The new Janissary, logically, embraces the second option, actively immersing him or herself into the Orientalist conception of the east and thus becoming active participants in the oppression of their own people. Rather than embracing the rich European experience of struggle for liberty that began, arguably, with the explosion of 1789, they embrace the colonial, conservative, and imperial aspect of the European experience. Their hidden intellectual ideals approach those of the men, like John Stuart Mill, who argued for the need to rule barbarian nations, since they themselves are not fit to do so. These new Janissaries return to their homelands, falling under the cultural hegemony of the centre as they participate in the oppression of their “non-westernized” fellow natives. The National Democratic Party (NDP), the ruling party before the Egyptian uprising, was filled with elites that fit into this model. This includes, but is not limited to, Youssef Botros Ghali, Rashid Mohamed Rashid, Ahmed Ezz and of course Gamal Mubarak. They shared the same characteristics described above; the apparent belief in “market fundamentalism” coupled with the inferiority of the Egyptian people.
The situation has not changed with the advent of the Egyptian uprising; on the contrary the effect was the opposite. The failure of the Egyptian revolutionary movement to create counter-hegemony within the realm of civil society has led to its inability to break the hold of Orientalism. A large number of Egyptians firmly believe in their own inferiority and their inability to move the country out of its current backward state.

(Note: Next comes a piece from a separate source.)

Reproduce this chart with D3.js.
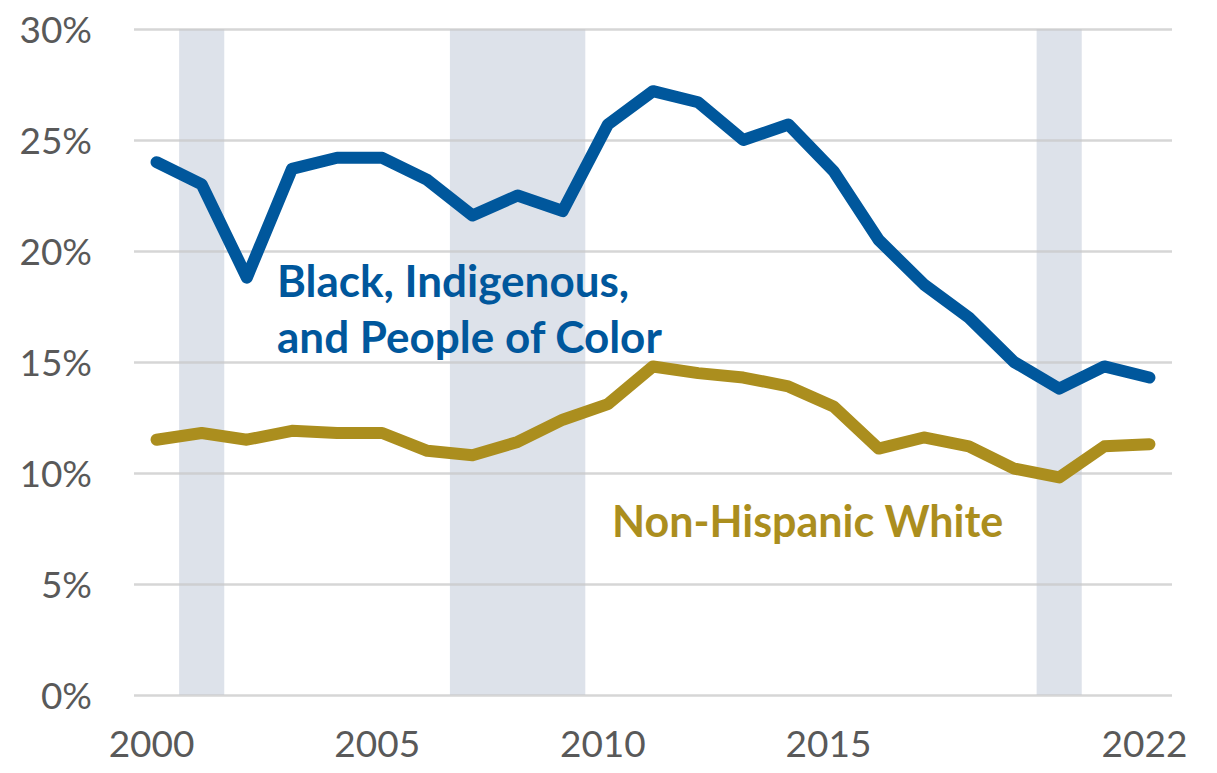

The failures of the Muslim Brotherhood, and the brief failed experience of free elections have also reinforced this trend. The performance of the Brotherhood, their apparent power grab, social conservatism and sectarian rhetoric, has reinforced the idea that - to quote the late Omar Suleiman “Egyptians are not ready for democracy”. There is now a strong sense that Egyptians should not be trusted with democracy, because when they were given the chance they made an incorrect choice. The coup was not only directed against President Morsi, in a wider sense, it was directed against this new consciousness that was developing; a consciousness that held the nascent promise of breaking down this inferior conception of one’s self.
The new Janissaries are back playing their traditional role, men that speak perfect English, and have apparently liberal credentials, actively participating in the development of the crony capitalist-military alliance at the expense of the possible development of a national progressive bourgeoisie that could act as the backbone of a genuinely democratic system. It is important to note that this process is not a simple linear process; not all members of the new Janissaries need to leave the county, they simply just need to fall under the cultural hegemony of the centre.

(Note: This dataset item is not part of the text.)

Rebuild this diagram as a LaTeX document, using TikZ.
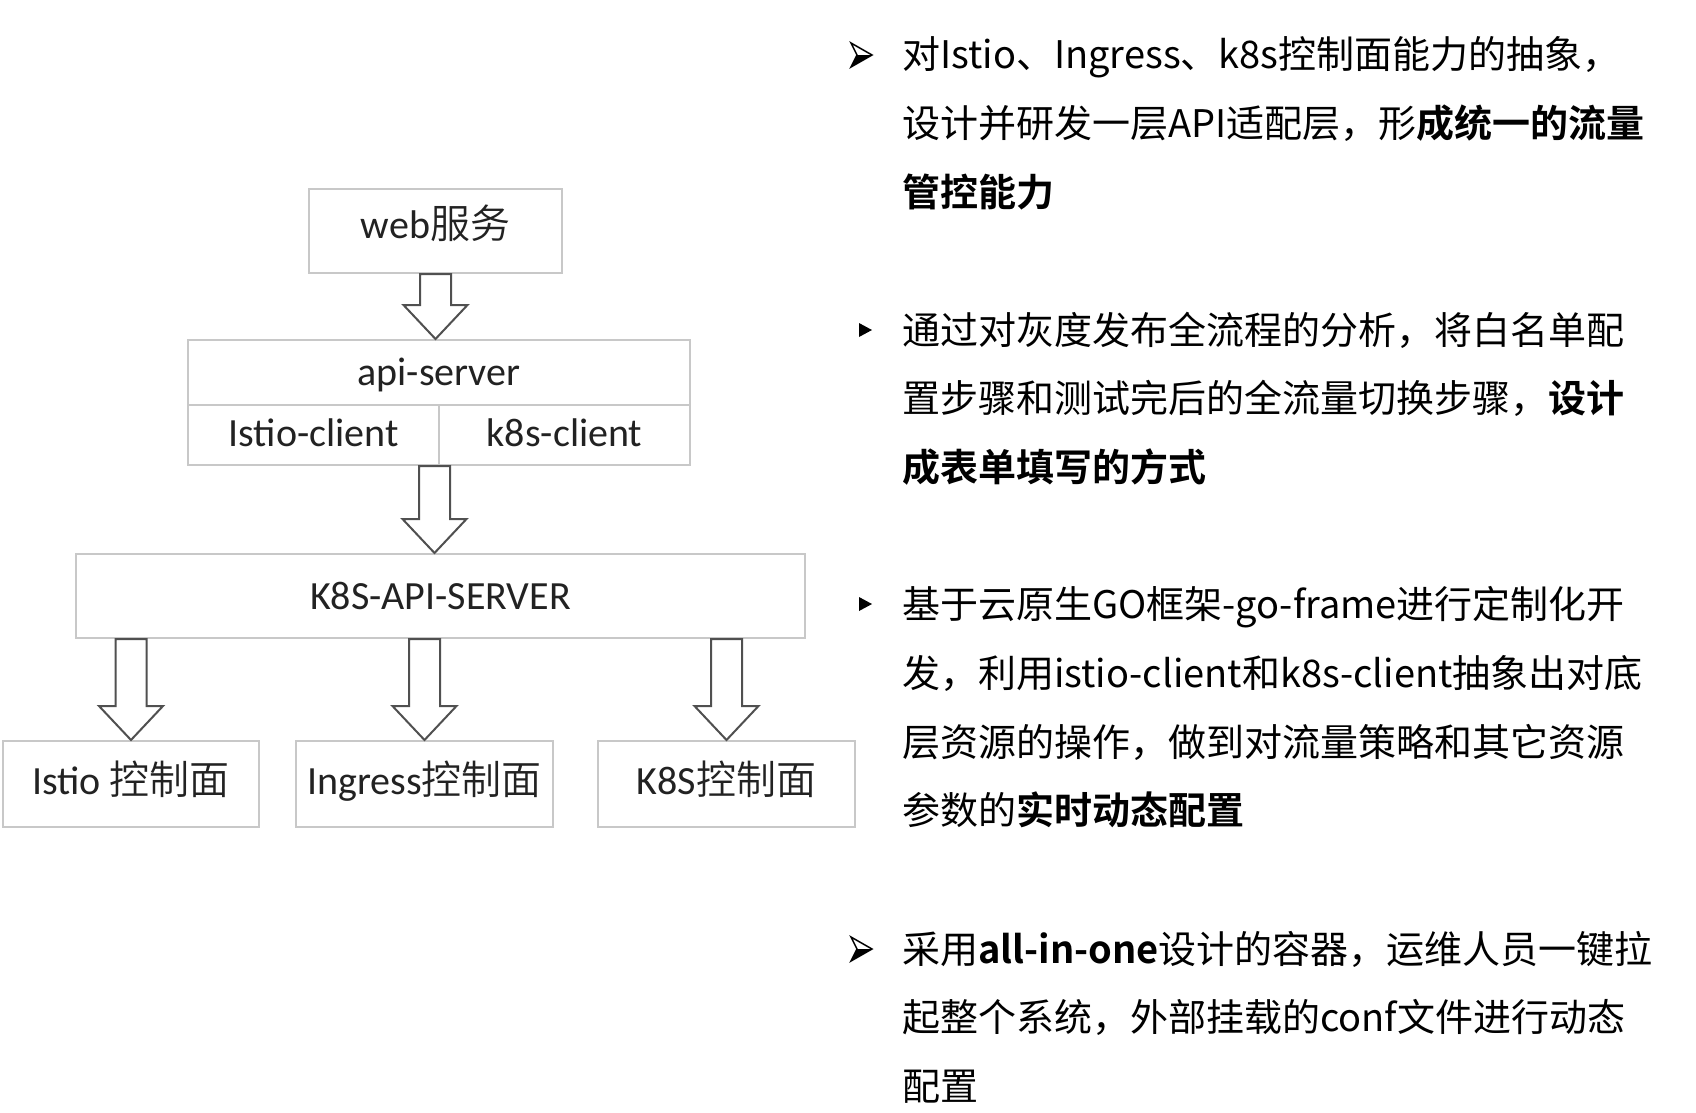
\documentclass[tikz,border=0pt]{standalone}
\usepackage{fontspec}
\usetikzlibrary{calc}
\newfontfamily\cjk{Noto Sans CJK SC}
\IfFontExistsTF{Noto Sans CJK SC Bold}{\newfontfamily\cjkb{Noto Sans CJK SC Bold}}{\newfontfamily\cjkb{Noto Sans CJK SC}[FakeBold=2.5]}
\IfFontExistsTF{Noto Sans CJK SC DemiLight}{\newfontfamily\cjkl{Noto Sans CJK SC DemiLight}}{\newfontfamily\cjkl{Noto Sans CJK SC}}
\newfontfamily\lat{Carlito}
\newcommand\difont{\lat\fontsize{40}{48}\selectfont}
\newcommand\rtfont{\cjk\fontsize{38}{46}\selectfont}
\definecolor{boxgray}{HTML}{C8C8C8}
\definecolor{arrowgray}{HTML}{505050}
\definecolor{txtgray}{HTML}{222222}
\newcommand\blockarrow[3]{\draw[barrow] let \p1=(#1), \p2=(#2), \p3=(#3) in
  (\x1-15.5pt,\y2) -- (\x1-15.5pt,\y3+34pt) -- (\x1-32pt,\y3+34pt) -- (\x1,\y3)
  -- (\x1+32pt,\y3+34pt) -- (\x1+15.5pt,\y3+34pt) -- (\x1+15.5pt,\y2) -- cycle;}
\tikzset{
  box/.style={draw=boxgray, line width=2pt, fill=white, inner sep=0pt,
    font=\difont, text height=34pt, text depth=8pt, text=txtgray},
  barrow/.style={draw=arrowgray, line width=2pt, fill=white, line join=miter},
  rt/.style={anchor=base west, inner sep=0pt, font=\rtfont, text=black},
}
\begin{document}
\begin{tikzpicture}[x=1pt,y=-1pt]
\useasboundingbox (0,0) rectangle (1696,1112);
\fill[white] (0,0) rectangle (1696,1112);
% boxes
\node[box, minimum width=253pt, minimum height=84pt, text depth=20pt] (web) at (435.5,231) {web{\cjkl 服务}};
\node[box, minimum width=502pt, minimum height=65pt] (apitop) at (439,372.5) {api-server};
\node[box, minimum width=251pt, minimum height=60pt, text depth=12pt] (istioc) at (313.5,435) {Istio-client};
\node[box, minimum width=251pt, minimum height=60pt, text depth=12pt] (k8sc) at (564.5,435) {k8s-client};
\node[box, minimum width=729pt, minimum height=84pt] (k8sapi) at (440.5,596) {K8S-API-SERVER};
\node[box, minimum width=256pt, minimum height=86pt, text depth=14pt] (b1) at (131,784) {Istio {\cjkl 控制面}};
\node[box, minimum width=257pt, minimum height=86pt, text depth=14pt] (b2) at (424.5,784) {Ingress{\cjkl 控制面}};
\node[box, minimum width=257pt, minimum height=86pt, text depth=14pt] (b3) at (726.5,784) {K8S{\cjkl 控制面}};
% arrows
\coordinate (a2x) at ($(apitop.south)+(-4.5,0)$);
\blockarrow{web.south}{web.south}{apitop.north}
\blockarrow{a2x}{istioc.south}{k8sapi.north}
\blockarrow{b1.north}{k8sapi.south}{b1.north}
\blockarrow{b2.north}{k8sapi.south}{b2.north}
\blockarrow{b3.north}{k8sapi.south}{b3.north}
% bullets
\fill[black] (857,55) -- (872,55) -- (851,67) -- cycle;
\draw[black, line width=1.5pt, line join=miter] (851,43) -- (872,55) -- (851,67) -- (857,55) -- cycle;
\fill[black] (859,323) -- (872,330) -- (859,337) -- cycle;
\fill[black] (859,597) -- (872,604) -- (859,611) -- cycle;
\fill[black] (857,949) -- (872,949) -- (851,961) -- cycle;
\draw[black, line width=1.5pt, line join=miter] (851,937) -- (872,949) -- (851,961) -- (857,949) -- cycle;
% right text
\node[rt] (t11) at (902,68) {对Istio、Ingress、k8s控制面能力的抽象，};
\node[rt] (t12) at (902,137) {设计并研发一层API适配层，形{\cjkb 成统一的流量}};
\node[rt] (t13) at (902,206) {{\cjkb 管控能力}};
\node[rt] (t21) at (902,344) {通过对灰度发布全流程的分析，将白名单配};
\node[rt] (t22) at (902,412) {置步骤和测试完后的全流量切换步骤，{\cjkb 设计}};
\node[rt] (t23) at (902,481) {{\cjkb 成表单填写的方式}};
\node[rt] (t31) at (902,618) {基于云原生GO框架-go-frame进行定制化开};
\node[rt] (t32) at (902,687) {发，利用istio-client和k8s-client抽象出对底};
\node[rt] (t33) at (902,756) {层资源的操作，做到对流量策略和其它资源};
\node[rt] (t34) at (902,824) {参数的{\cjkb 实时动态配置}};
\node[rt] (t41) at (902,963) {采用{\cjkb all-in-one}设计的容器，运维人员一键拉};
\node[rt] (t42) at (902,1031) {起整个系统，外部挂载的conf文件进行动态};
\node[rt] (t43) at (902,1100) {配置};
\end{tikzpicture}
\end{document}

The Egyptian revolt was not simply a revolt against the tyranny of the crony capitalist-military alliance, it was also a revolt against the prevalent Orientalist conception; the inferiority the Egyptian feels about himself. In this aspect the role of the revolutionary intellectual is of the utmost importance. See the following quote from Edward Said:
“There has been no major revolution in modern history without intellectuals; conversely there has been no major counterrevolutionary movement without intellectuals. Intellectuals have been the fathers and mothers of movements, and of course sons and daughters, even nephews and nieces.”
Hence, resistance against the new Janissaries and the counter revolutionary intellectuals, needs to be fought on the terrain of civil society, where the revolutionary intellectuals deconstruct the current political order and open up the way for a direct assault on the state.